Historia reciente Otros también lo aprendieron a su propio costo, en el último medio siglo. Porque quien instaló el terrorismo en el mundo internacional tras la Segunda Guerra Mundial fue la CIA de EEUU. acompañada sin pudores, cuando fue necesario, por el mismo ejército yanqui. Esto ocurrió desde las caídas amañadas de Mossadegh en Irán y de Arbenz en Guatemala, a comienzos de los años cincuenta, hasta la guerra de Vietnam (es decir, desde el derrocamiento de molestos gobernantes democráticamente electos y poco advertidos del peligro de intervención estadounidense, al principio, hasta el genocidio estratégico ensayado en el último caso).
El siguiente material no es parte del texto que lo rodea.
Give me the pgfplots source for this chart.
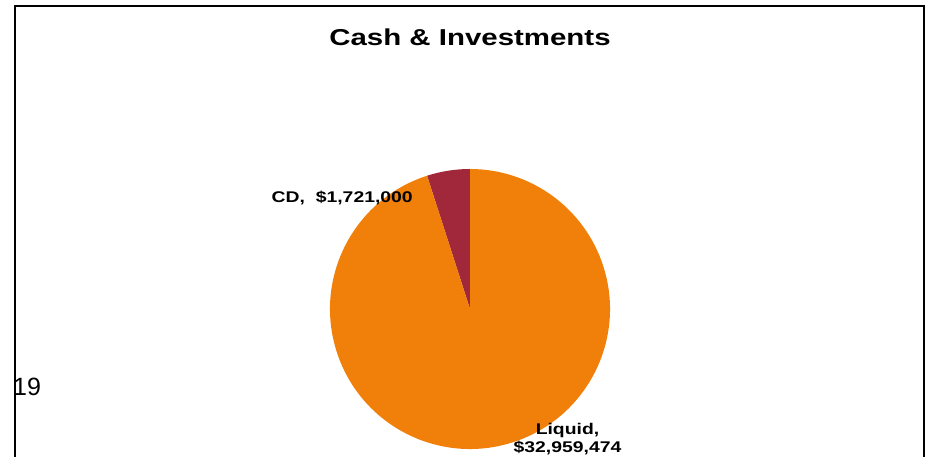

El mismo rumbo, agravado, parece darse en la actualidad. Las amenazas de EEUU contra Irak incluyen un verdadero exhibicionismo del genocidio que se prepara (mil quinientos misiles y cuatrocientos mil muertos en tres días, en una "blitzkrieg" que les envidiaría Hitler), que a su vez perfecciona los ya realizados en Serbia y Afganistán ante la tolerancia culpable de Occidente. En el peor de los casos, se sostiene, el de una guerra prolongada, en que el matonismo imperante hace que no se excluya el uso de armas atómicas, no se le causarían a Irak más de cinco millones de víctimas (sobre una población de veinte) antes de quedar en condiciones de ocupar el país por años, para enseñarle democracia a su pueblo. y disponer de su petróleo.

No es extraño que Francia y Alemania, junto con Rusia y China, hayan decidido separarse de este expansionismo algo demente y resistirlo. Como observó Juan Grompone en la radio el otro día, el complejo militar industrial estadounidense ha crecido hasta alcanzar (de acuerdo con la "ley de Murphy") el nivel de su propia incompetencia y está empezando a revelar la obscenidad de su existencia hasta ahora extraña pero exitosamente disimulada.

Los millones que manifestaron el 15 de febrero por el mundo muestran el fracaso de la política de "marketing" de los fabricantes de armas y petroleros yanquis. Pero debe admitirse que fue sorprendente su éxito en otro aspecto: el de la cantidad de "repúblicas bananeras" que han hecho surgir a su favor en Europa, y que ponen en cuestión el monopolio hispanoamericano en la especialidad. Por un lado la crisis muestra que estos infelices productos pueden surgir dondequiera que hayan condiciones para ello, pero también enseña la diferencia que existe entre las socialdemocracias de España o Italia y las derechas irresponsables que las han sucedido en el gobierno: es la diferencia que existe entre fuerzas políticas concientes de un patrimonio nacional, y agrupaciones oportunistas que ni siquiera saben en que se están metiendo.

Por no mucho más que unas promesas de petróleo barato, han roto la unidad del experimento europeo, han dejado a sus pueblos potencialmente al alcance de la respuesta terrorista a la agresión recibida por mil trescientos millones de musulmanes, y se han asociado a una superpotencia que no vacilará en abandonarlos cuando le convenga (como ya hizo con la China nacionalista cuando le convino reconocer a Pekín). Se merecen lo que va a ocurrirles, aunque no sea más que su derrota electoral.

Pero por más fuerte que haya sido el sosegate de las manifestaciones, no conviene desarmar la alarma civil alcanzada confiando en el buen sentido del complejo militar industrial hoy apoderado del gobierno de EEUU. Como dijo Harold Laski de Hitler, mucho antes de la Segunda Guerra Mundial, su política conducía a producir armas que fatalmente tendría que usar, para mantener andando su economía y el sistema político que había basado en ella. Su política no podía conducir más que a la guerra. Mientras no se desmantele este complejo militar industrial yanqui, la tendencia hacia el uso de las armas que produce persistirá, y lo llevará a aprovechar cualquier pretexto para generar conflictos que aseguren la continuidad de sus ganancias. La situación es peligrosa no sólo para Irak, ni para el mundo árabe, sino para la convivencia internacional respetuosa que había sido levantada como ideal tras las guerras mundiales, y que hoy pretende ser sustituida desembozadamente por la ley del más fuerte.
Raúl Gadea,
escritor y periodista. Ex director del SODRE.